What you are asked to do -
Images are not part of the copy; transcribe all the data exactly.

Available data -
----------------------------------------

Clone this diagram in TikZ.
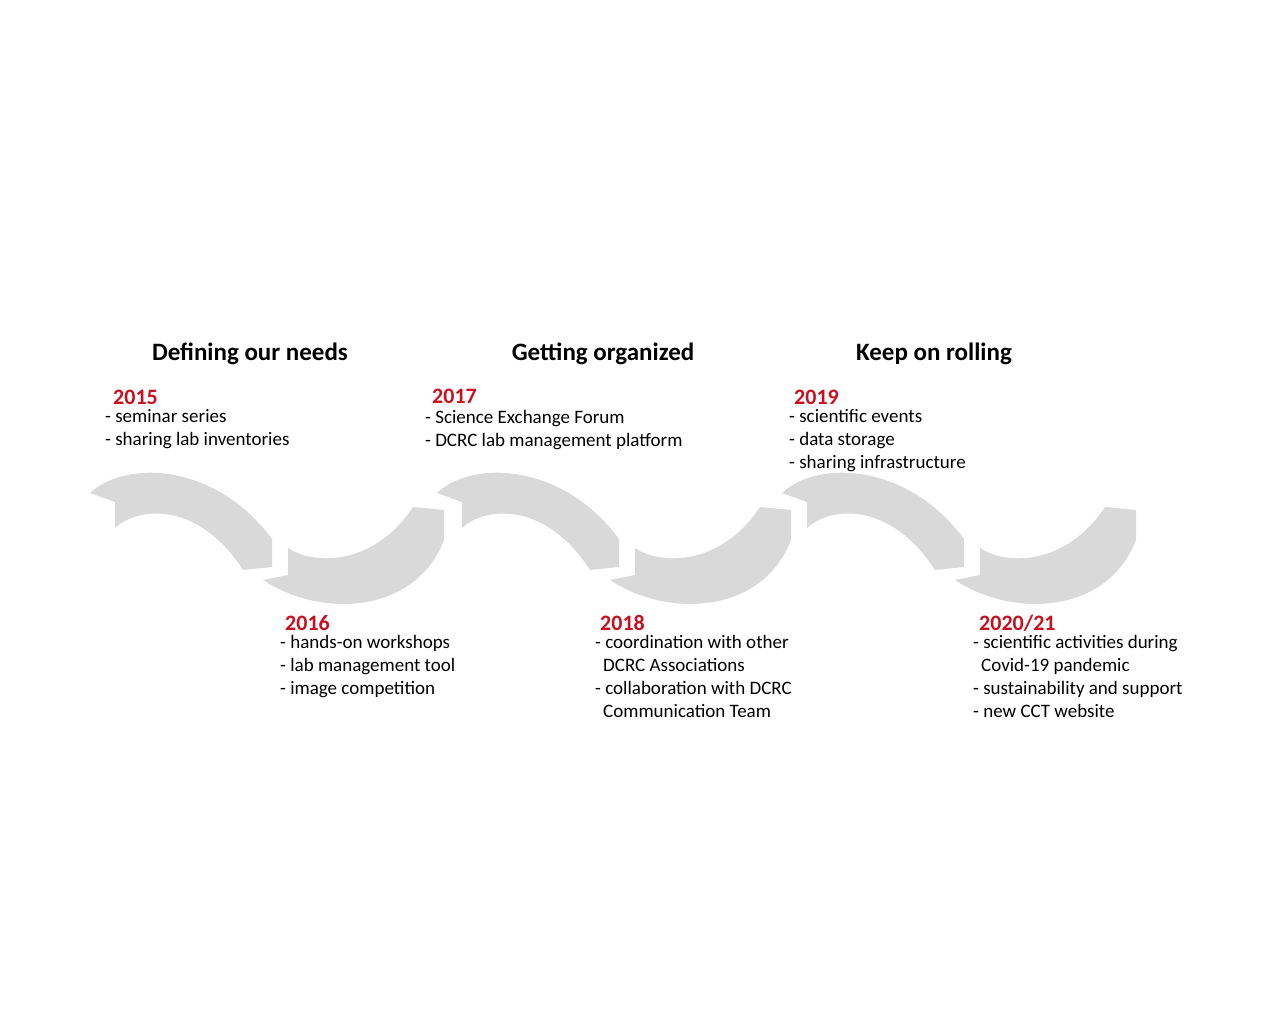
\documentclass[tikz,border=0pt]{standalone}
\usepackage{fontspec}
\setmainfont{Carlito}
\usepackage{tikz}
\usetikzlibrary{positioning,calc}
\definecolor{YearRed}{RGB}{200,16,30}
\definecolor{WaveGray}{RGB}{217,217,217}
\tikzset{
  wave/.style={fill=WaveGray,draw=none},
  phase/.style={font=\fontsize{25}{30}\selectfont\bfseries,anchor=base,inner sep=0pt},
  year/.style={font=\fontsize{22}{26}\selectfont\bfseries,text=YearRed,anchor=base west,inner sep=0pt},
  items/.style={font=\fontsize{19}{23}\selectfont,align=left,anchor=north west,inner sep=0pt},
}

\begin{document}
\begin{tikzpicture}[x=1pt,y=-1pt]
\useasboundingbox (0,0) rectangle (1280,1024);
% wave: arch + cup, three times
\foreach \s in {0,347,692}{
  \fill[wave,shift={(\s,0)}] (90,493) -- (115,502) -- (115,528)
    .. controls (140,505) and (200,503) .. (243,570) -- (272,567) -- (272,539)
    .. controls (215,462) and (125,460) .. (90,493) -- cycle;
  \fill[wave,shift={(\s,0)}] (263,580) -- (288,575) -- (288,548)
    .. controls (315,566) and (375,565) .. (413,507) -- (444,510) -- (444,540)
    .. controls (415,615) and (320,618) .. (263,580) -- cycle;
}
% phases
\node[phase] (needs) at (250,360) {Defining our needs};
\node[phase] (organized) at (603,360) {Getting organized};
\node[phase] (rolling) at (934,360) {Keep on rolling};
% years
\node[year] (y2015) at (113,404) {2015};
\node[year] (y2016) at (285,630) {2016};
\node[year] (y2017) at (432,403) {2017};
\node[year] (y2018) at (600,630) {2018};
\node[year] (y2019) at (794,404) {2019};
\node[year] (y2020) at (979,630) {2020/21};
% activities
\node[items] (l2015) at (105,409) {- seminar series\\- sharing lab inventories};
\node[items] (l2016) at (280,635) {- hands-on workshops\\- lab management tool\\- image competition};
\node[items] (l2017) at (425,410) {- Science Exchange Forum\\- DCRC lab management platform};
\node[items] (l2018) at (595,635) {- coordination with other\\\hspace*{8pt}DCRC Associations\\- collaboration with DCRC\\\hspace*{8pt}Communication Team};
\node[items] (l2019) at (789,409) {- scientific events\\- data storage\\- sharing infrastructure};
\node[items] (l2020) at (973,635) {- scientific activities during\\\hspace*{8pt}Covid-19 pandemic\\- sustainability and support\\- new CCT website};
\end{tikzpicture}
\end{document}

----------------------------------------

Completed task -
Clone this diagram in TikZ.
\documentclass[tikz,border=0pt]{standalone}
\usepackage{fontspec}
\setmainfont{Carlito}
\usepackage{tikz}
\usetikzlibrary{positioning,calc}
\definecolor{YearRed}{RGB}{200,16,30}
\definecolor{WaveGray}{RGB}{217,217,217}
\tikzset{
  wave/.style={fill=WaveGray,draw=none},
  phase/.style={font=\fontsize{25}{30}\selectfont\bfseries,anchor=base,inner sep=0pt},
  year/.style={font=\fontsize{22}{26}\selectfont\bfseries,text=YearRed,anchor=base west,inner sep=0pt},
  items/.style={font=\fontsize{19}{23}\selectfont,align=left,anchor=north west,inner sep=0pt},
}

\begin{document}
\begin{tikzpicture}[x=1pt,y=-1pt]
\useasboundingbox (0,0) rectangle (1280,1024);
% wave: arch + cup, three times
\foreach \s in {0,347,692}{
  \fill[wave,shift={(\s,0)}] (90,493) -- (115,502) -- (115,528)
    .. controls (140,505) and (200,503) .. (243,570) -- (272,567) -- (272,539)
    .. controls (215,462) and (125,460) .. (90,493) -- cycle;
  \fill[wave,shift={(\s,0)}] (263,580) -- (288,575) -- (288,548)
    .. controls (315,566) and (375,565) .. (413,507) -- (444,510) -- (444,540)
    .. controls (415,615) and (320,618) .. (263,580) -- cycle;
}
% phases
\node[phase] (needs) at (250,360) {Defining our needs};
\node[phase] (organized) at (603,360) {Getting organized};
\node[phase] (rolling) at (934,360) {Keep on rolling};
% years
\node[year] (y2015) at (113,404) {2015};
\node[year] (y2016) at (285,630) {2016};
\node[year] (y2017) at (432,403) {2017};
\node[year] (y2018) at (600,630) {2018};
\node[year] (y2019) at (794,404) {2019};
\node[year] (y2020) at (979,630) {2020/21};
% activities
\node[items] (l2015) at (105,409) {- seminar series\\- sharing lab inventories};
\node[items] (l2016) at (280,635) {- hands-on workshops\\- lab management tool\\- image competition};
\node[items] (l2017) at (425,410) {- Science Exchange Forum\\- DCRC lab management platform};
\node[items] (l2018) at (595,635) {- coordination with other\\\hspace*{8pt}DCRC Associations\\- collaboration with DCRC\\\hspace*{8pt}Communication Team};
\node[items] (l2019) at (789,409) {- scientific events\\- data storage\\- sharing infrastructure};
\node[items] (l2020) at (973,635) {- scientific activities during\\\hspace*{8pt}Covid-19 pandemic\\- sustainability and support\\- new CCT website};
\end{tikzpicture}
\end{document}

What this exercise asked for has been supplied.